The Washington area abounds with street names that genuinely reflect the history of the region by preserving old family names: Veitch Street in Arlington, Sheriff Road in Washington, Veirs Mill Road in Montgomery County, Addison Road in Prince George's. Another such name popped into view yesterday in this newspaper's Virginia Weekly section: Utterback Store Road.
A controversy has developed, the article reported, over a proposal to install a traffic signal at Utterback Store Road and Old Georgetown Pike, decreasing -- as many residents see it -- the rural atmosphere of the community of Great Falls. The north-south road itself links Leesburg Pike with Old Georgetown Pike.

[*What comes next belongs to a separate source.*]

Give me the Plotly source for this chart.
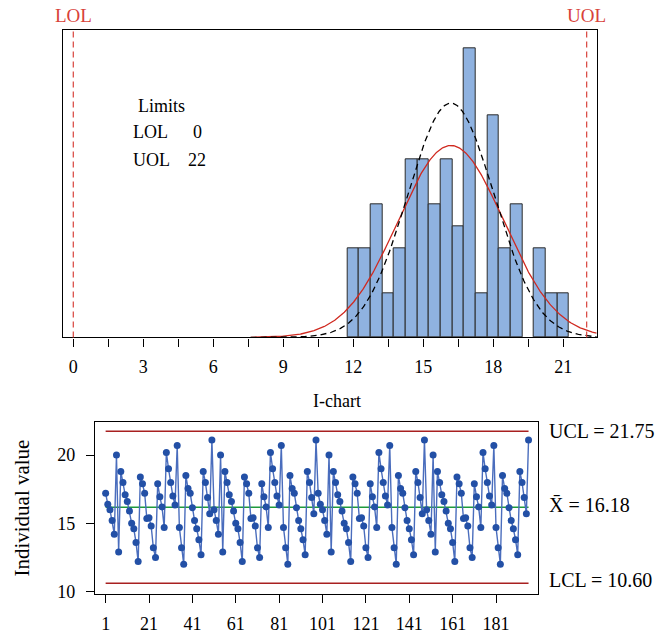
import numpy as np
import plotly.graph_objects as go

# ---------------- data ----------------
# I-chart individual values, in observation order (four segments)
segment_1 = [17.2, 16.4, 16.0, 15.2, 14.2, 20.0, 12.9, 18.8, 18.0, 17.1,
             16.6, 15.9, 15.0, 14.6, 13.6, 12.2, 18.4, 17.9, 17.2, 15.35,
             15.4, 14.8, 13.2, 12.5, 17.9, 16.95, 16.2, 14.7, 20.2, 19.0,
             18.0, 17.0, 16.35, 20.7, 14.7, 13.2, 12.0, 18.5, 17.55, 17.2,
             16.15, 15.2, 14.6, 13.8, 12.7, 18.8, 18.0, 16.9, 15.7, 21.1]
segment_2 = [16.0, 15.2, 14.2, 20.0, 12.9, 18.8, 18.0, 17.1,
             16.6, 15.9, 15.0, 14.6, 13.6, 12.2, 18.4, 17.9, 17.2, 15.35,
             15.4, 14.8, 13.2, 12.5, 17.9, 16.95, 16.2, 14.7, 20.2, 19.0,
             18.0, 17.0, 16.35, 20.7, 14.7, 13.2, 12.0, 18.5, 17.55, 17.2,
             16.15, 15.2, 14.6, 13.8, 12.7, 18.8, 18.0, 16.9, 15.7, 21.1]
segment_3 = [17.2, 16.4, 16.0, 15.2, 14.2, 20.0, 12.9, 18.8, 18.0, 17.1,
             16.6, 15.9, 15.0, 14.6, 13.6, 12.2, 18.4, 17.9, 17.2, 15.35,
             15.4, 14.8, 13.2, 12.5, 17.9, 16.95, 16.2, 14.7, 20.2, 19.0,
             18.0, 17.0, 16.35, 20.7, 14.7, 13.2, 12.0, 18.5, 17.55, 17.2,
             16.15, 15.2, 14.6, 13.8, 12.7, 18.8, 18.0, 16.9, 15.7, 21.1]
segment_4 = [16.0, 15.2, 14.2, 20.0, 12.9, 18.8, 18.0, 17.1,
             16.6, 15.9, 15.0, 14.6, 13.6, 12.2, 18.4, 17.9, 17.2, 15.35,
             15.4, 14.8, 13.2, 12.5, 17.9, 16.95, 16.2, 14.7, 20.2, 19.0,
             18.0, 17.0, 16.35, 20.7, 14.7, 13.2, 12.0, 18.5, 17.55, 17.2,
             16.15, 15.2, 14.6, 13.8, 12.7, 18.8, 18.0, 16.9, 15.7, 21.1]

LOL, UOL = 0, 22
mean_value = 16.18
UCL, LCL = 21.75, 10.60

hist_tick_vals = [0, 1.5, 3, 4.5, 6, 7.5, 9, 10.5, 12, 13.5, 15, 16.5, 18, 19.5, 21]
hist_tick_text = ["0", "", "3", "", "6", "", "9", "", "12", "", "15", "", "18", "", "21"]
ichart_x_ticks = [1, 21, 41, 61, 81, 101, 121, 141, 161, 181]
ichart_y_ticks = [10, 15, 20]

# ---------------- derived ----------------
values = segment_1 + segment_2 + segment_3 + segment_4
n = len(values)
obs = list(range(1, n + 1))
bin_size = 0.5
sigma_within = (UCL - mean_value) / 3
sigma_overall = float(np.std(values, ddof=1))
xs = np.linspace(7.6, 22.43, 400)
def normal(x, mu, s):
    return n * bin_size * np.exp(-0.5 * ((x - mu) / s) ** 2) / (s * np.sqrt(2 * np.pi))

W, H = 657, 644
def fx(px): return px / W
def fy(py): return 1 - py / H

FONT = "Liberation Serif, Times New Roman, serif"
RED = "#d8423a"

fig = go.Figure()
fig.add_trace(go.Histogram(
    x=values, xbins=dict(start=11.75, end=21.25, size=bin_size),
    marker=dict(color="#8fb2e0", line=dict(color="#2a2a2a", width=1)),
    xaxis="x", yaxis="y", showlegend=False))
fig.add_trace(go.Scatter(x=xs, y=normal(xs, mean_value, sigma_overall), mode="lines",
                         line=dict(color="#d02a20", width=1.3), xaxis="x", yaxis="y",
                         showlegend=False, hoverinfo="skip"))
fig.add_trace(go.Scatter(x=xs, y=normal(xs, mean_value, sigma_within), mode="lines",
                         line=dict(color="black", width=1.3, dash="6px,4px"), xaxis="x", yaxis="y",
                         showlegend=False, hoverinfo="skip"))

# I-chart
for yv, col in [(UCL, "#a82020"), (LCL, "#a82020"), (mean_value, "#1e9a3c")]:
    fig.add_trace(go.Scatter(x=[1, n], y=[yv, yv], mode="lines", line=dict(color=col, width=1.5),
                             xaxis="x2", yaxis="y2", showlegend=False, hoverinfo="skip"))
fig.add_trace(go.Scatter(x=obs, y=values, mode="lines+markers",
                         line=dict(color="#4a6dbd", width=1.4),
                         marker=dict(color="#2350a6", size=7),
                         xaxis="x2", yaxis="y2", showlegend=False))

shapes = []
for lim in (LOL, UOL):
    shapes.append(dict(type="line", xref="x", yref="y domain", x0=lim, x1=lim, y0=0, y1=1,
                       line=dict(color=RED, width=1.2, dash="6px,4px")))

def txt(text, px, py, size, anchor="center", **kw):
    return dict(text=text, x=fx(px), y=fy(py), xref="paper", yref="paper", xanchor=anchor,
                yanchor="middle", showarrow=False,
                font=dict(size=size, family=FONT, color=kw.pop("color", "black")), **kw)

annotations = [
    dict(text="LOL", x=LOL, xref="x", y=fy(16), yref="paper", yanchor="middle", xanchor="center",
         showarrow=False, font=dict(color=RED, size=19, family=FONT)),
    dict(text="UOL", x=UOL, xref="x", y=fy(16), yref="paper", yanchor="middle", xanchor="center",
         showarrow=False, font=dict(color=RED, size=19, family=FONT)),
    txt("Limits", 136, 107, 18, "left"),
    txt("LOL", 131, 134, 18, "left"),
    txt(str(LOL), 197, 134, 18),
    txt("UOL", 131, 162, 18, "left"),
    txt(str(UOL), 197, 162, 18),
    txt("I-chart", 337, 406, 18),
    txt("Individual value", 22, 515, 21, textangle=-90),
    dict(text="UCL = %.2f" % UCL, x=fx(547), y=UCL, xref="paper", yref="y2", xanchor="left",
         yanchor="middle", showarrow=False, font=dict(size=20, family=FONT, color="black")),
    dict(text="X\u0304 = %.2f" % mean_value, x=fx(547), y=mean_value, xref="paper", yref="y2", xanchor="left",
         yanchor="middle", showarrow=False, font=dict(size=20, family=FONT, color="black"), yshift=2),
    dict(text="LCL = %.2f" % LCL, x=fx(547), y=LCL, xref="paper", yref="y2", xanchor="left",
         yanchor="middle", showarrow=False, font=dict(size=20, family=FONT, color="black"), yshift=3),
]

axis_common = dict(showline=True, linecolor="black", linewidth=1.3, mirror=True, showgrid=False,
                   zeroline=False, tickfont=dict(size=18, family=FONT, color="black"),
                   ticks="outside", tickcolor="black", ticklen=8, tickwidth=1)

fig.update_layout(
    width=W, height=H, margin=dict(l=0, r=0, t=0, b=0),
    paper_bgcolor="white", plot_bgcolor="white", bargap=0,
    font=dict(family=FONT, color="black"),
    xaxis=dict(domain=[fx(62.7), fx(596.7)], range=[-0.454, 22.43], anchor="y",
               tickmode="array", tickvals=hist_tick_vals, ticktext=hist_tick_text, **axis_common),
    yaxis=dict(domain=[fy(341.7), fy(30.7)], range=[0, 27.6], anchor="x",
               showline=True, linecolor="black", linewidth=1.3, mirror=True, showgrid=False,
               zeroline=False, showticklabels=False, ticks=""),
    xaxis2=dict(domain=[fx(95), fx(538.3)], range=[-3.9, 200.5], anchor="y2",
                tickmode="array", tickvals=ichart_x_ticks, **axis_common),
    yaxis2=dict(domain=[fy(601.7), fy(427.7)], range=[9.8, 22.4], anchor="x2",
                tickmode="array", tickvals=ichart_y_ticks, **axis_common),
    shapes=shapes, annotations=annotations, showlegend=False,
)
fig.update_xaxes(ticklabelstandoff=5)
fig.update_yaxes(ticklabelstandoff=7)
page_fix = (
    "var d=document.documentElement,b=document.body;"
    "d.style.margin='0';d.style.padding='0';d.style.overflow='hidden';d.style.height='644px';"
    "b.style.margin='0';b.style.padding='0';b.style.overflow='hidden';b.style.height='644px';"
    "b.style.lineHeight='0';"
)
fig.write_html("out.html", config={"displayModeBar": False}, post_script=page_fix)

Somehow, Metro Scene supposed, the name Utterback Store Road reached back into the post-colonial period. Yesterday, talking to a couple of longtime Great Falls residents, we were disabused of that notion: Theodore T. Utterback, it develops, opened his small one-room store near the intersection mentioned above sometime after World War I and, ailing and by then having but one leg, he shut it down in the early 1950s. He has since died.
"It sold the basics -- bread, milk, sugar, penny candy," said Alice Utterback, operator of Great Falls Realty, whose husband Fred is a cousin of Theodore. "It had a pot-bellied stove where all of the men congregated every evening."
Milburn Sanders, the first president of the Great Falls Historical Society, voiced childhood memories of the store and of Utterback's role as the driver of the neighborhood school bus, a Ford Model T. He said his historical group has been trying, without success, to find a picture of the store.
The Utterbacks were among the first group of non-English-speaking Europeans, iron miners, who came to Virginia from Germany in 1714 and settled in Germanna, west of Fredericksburg. They moved to Fauquier County. Some remained in Northern Virginia, and others migrated to and through Kentucky.